Smashing weights takes a long time though, and I'm craving the smashing of something that is quick and satisfying. Like the demolishing of a cold beer on a warm evening. But I want something on a much larger scale.

I just want to smash. Constructively. The bigger the better. Something where more commotion means more functionality. Smash a book? Smash out a journal entry? I just can't smash my finger on it. Maybe tomorrow.

If I had 1,089,433 dollars

Yesterday I said I wanted to smash a book. A week earlier I ordered some hardcover editions of a bunch of books from Fishpond.com.au which managed to match the cheapness of Amazon at the moment PLUS they did staged shipments which meant my library increment wasn't hinged on the new Robert Crumb book's release date.

Anyway this morning my attention was momentarily grabbed by a package being hurled over my gate with a thud. It was my first book.
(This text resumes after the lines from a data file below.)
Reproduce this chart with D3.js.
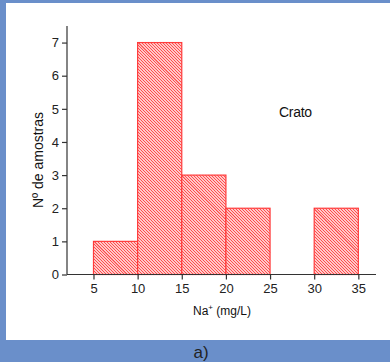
<!DOCTYPE html>
<html><head><meta charset="utf-8">
<script src="https://cdn.jsdelivr.net/npm/d3@7/dist/d3.min.js"></script>
<style>html,body{margin:0;padding:0;background:#6a8fca;}svg{display:block;}</style>
</head><body>
<script>
const binStarts = [5, 10, 15, 20, 30];
const binEnds   = [10, 15, 20, 25, 35];
const counts    = [1, 7, 3, 2, 2];
const xTicks = [5, 10, 15, 20, 25, 30, 35];
const yTicks = [0, 1, 2, 3, 4, 5, 6, 7];

const W = 390, H = 362;
const svg = d3.select("body").append("svg").attr("width", W).attr("height", H);
svg.append("rect").attr("width", W).attr("height", H).attr("fill", "#6a8fca");
svg.append("rect").attr("x", 6).attr("y", 3).attr("width", 384).attr("height", 337).attr("fill", "#fff");

const x = d3.scaleLinear().domain([2, 37]).range([67, 376]);
const y = d3.scaleLinear().domain([0, 7.5]).range([274.5, 26]);

const defs = svg.append("defs");
const pat = defs.append("pattern").attr("id", "hatch").attr("patternUnits", "userSpaceOnUse")
  .attr("width", 3).attr("height", 3);
pat.append("rect").attr("width", 3).attr("height", 3).attr("fill", "#fff");
pat.append("path").attr("d", "M-1,-1L4,4M-1,2L1,4M2,-1L4,1")
  .attr("stroke", "#ff4444").attr("stroke-width", 1.1);

const bars = binStarts.map((s, i) => ({s, e: binEnds[i], c: counts[i]}));
const g = svg.append("g");
g.selectAll("rect.bar").data(bars).enter().append("rect")
  .attr("x", d => x(d.s)).attr("y", d => y(d.c))
  .attr("width", d => x(d.e) - x(d.s)).attr("height", d => y(0) - y(d.c))
  .attr("fill", "url(#hatch)").attr("stroke", "#ff3b3b").attr("stroke-width", 1.2);
g.selectAll("line.diag").data(bars).enter().append("line")
  .attr("x1", d => x(d.s)).attr("y1", d => y(d.c))
  .attr("x2", d => x(d.s) + Math.min(x(d.e) - x(d.s), y(0) - y(d.c)))
  .attr("y2", d => y(d.c) + Math.min(x(d.e) - x(d.s), y(0) - y(d.c)))
  .attr("stroke", "#f21a1a").attr("stroke-width", 0.8).attr("stroke-opacity", 0.5);

const font = "'Liberation Sans', Arial, sans-serif";
// x axis
const xAx = svg.append("g").attr("transform", `translate(0,${y(0)})`);
xAx.call(d3.axisBottom(x).tickValues(d3.range(2.5, 37, 2.5).filter(v => v % 5 !== 0)).tickSize(3).tickFormat(""));
xAx.call(d3.axisBottom(x).tickValues(xTicks).tickSize(5).tickSizeOuter(0).tickPadding(4));
xAx.selectAll("path.domain").attr("d", `M${x(2)},0H${x(37)}`);
xAx.selectAll("path,line").attr("stroke", "#333").attr("stroke-width", 1.2);
xAx.selectAll("text").attr("font-family", font).attr("font-size", 13).attr("fill", "#222");

const yAx = svg.append("g").attr("transform", `translate(${x(2)},0)`);
yAx.call(d3.axisLeft(y).tickValues(d3.range(0.5, 7.6, 1)).tickSize(3).tickFormat(""));
yAx.call(d3.axisLeft(y).tickValues(yTicks).tickSize(5).tickSizeOuter(0).tickPadding(3));
yAx.selectAll("path.domain").attr("d", `M0,${y(0)}V${y(7.5)}`);
yAx.selectAll("path,line").attr("stroke", "#333").attr("stroke-width", 1.2);
yAx.selectAll("text").attr("font-family", font).attr("font-size", 13).attr("fill", "#222");

// titles
const xt = svg.append("text").attr("x", 222).attr("y", 315).attr("text-anchor", "middle")
  .attr("font-family", font).attr("font-size", 12).attr("fill", "#111");
xt.append("tspan").text("Na");
xt.append("tspan").attr("dy", -5).attr("font-size", 8).text("+");
xt.append("tspan").attr("dy", 5).text(" (mg/L)");

svg.append("text").attr("transform", "translate(43,160) rotate(-90)").attr("text-anchor", "middle")
  .attr("font-family", font).attr("font-size", 14).attr("fill", "#111").text("Nº de amostras");

svg.append("text").attr("x", 279).attr("y", 117).attr("font-family", font).attr("font-size", 14)
  .attr("fill", "#111").attr("letter-spacing", -0.3).text("Crato");

svg.append("text").attr("x", 201).attr("y", 358).attr("text-anchor", "middle").attr("font-family", font)
  .attr("font-size", 17).attr("fill", "#222").text("a)");
</script>
</body></html>
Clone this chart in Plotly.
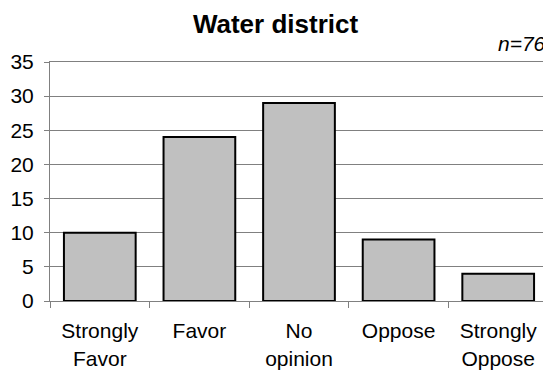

It survived but I'm not sure that throwing over the gate should be the primary option of the postal guy, ahead of options like 'open the gate'; 'slide package under the gate'; 'bring package to the door. But it worked out very nicely in the end.

In other strong Australian dollar news I saw that Roomba's are only $129 USD online (!!!) but they're still $600 in Australia. Is it worth importing one and buying a plug adapter for the charging station? Is my motivation for wanting one at least 50% sourced from Arrested Development? Yes. I think that show may have also pushed my love of Maxibons past a tipping point.

Is This Seriously Where We're at as a Society?

image 605 from bradism.com

Working in the Suburbs

Going for a drive at lunch time is the new going for a walk at lunch time.
And getting through the queue out the car park is the new waiting for the elevator.
And playing Sudoku in the parking lot at Coles because you have nothing else to do to drag out your lunch break near half an hour* is the new... I miss the city.


*this is not true, I bought all these books lately and now am at a stage since I haven't been since the last time I went to the library as a kid, before I got a computer. Big pile of books to read, but it's hard to announce "I'm going to the shops, I'm just bringing this novel from my bag in case the line at the checkout is really long."

Going to go back and forward in time in my dreams tonight

On Thursday I waited for WebLogic servers to block for 2 minutes over and over again as I tried to finalise a build script.
During one of those moments I browsed to the AV Club to discover their article The Best Books of the '00s.

I've found this whole 'best of the decade' thing that so many internet sites are doing at the moment far more educational than I was expecting. I always lump the past in a too hard basket, so it's been super convenient having someone lead me to water on some classics I've missed. And I noticed a few of the titles hear I had on unplayed audio books on my hard drive.
'Beauty', I thought, 'I'll start some of these on the weekend.'

Then I noticed they also had a best video games of the decade. This was even more attention grabbing as I'm about six years behind when it comes to video games. I haven't even played Half Life 2 yet. I was always a few years late in hardware, and then when I bought my high end laptop in 2007 I got too busy with other things to play games again. Probably, I may just have been unable to install them on Vista. So any games that get mentioned as "great" and also "pre-2008" I'm immediately enticed by.

It's quite late Friday night now and I have read zero words of best books, but I've almost finished Braid and I downloaded the demo of BioShock.

I watched 500 Days of Summer tonight after work. It was a nice movie with a good plot device, nothing spectacular. It had good music though and it made me want to write. Then my wrist hurt. This is my life lately. One way is going to win eventually.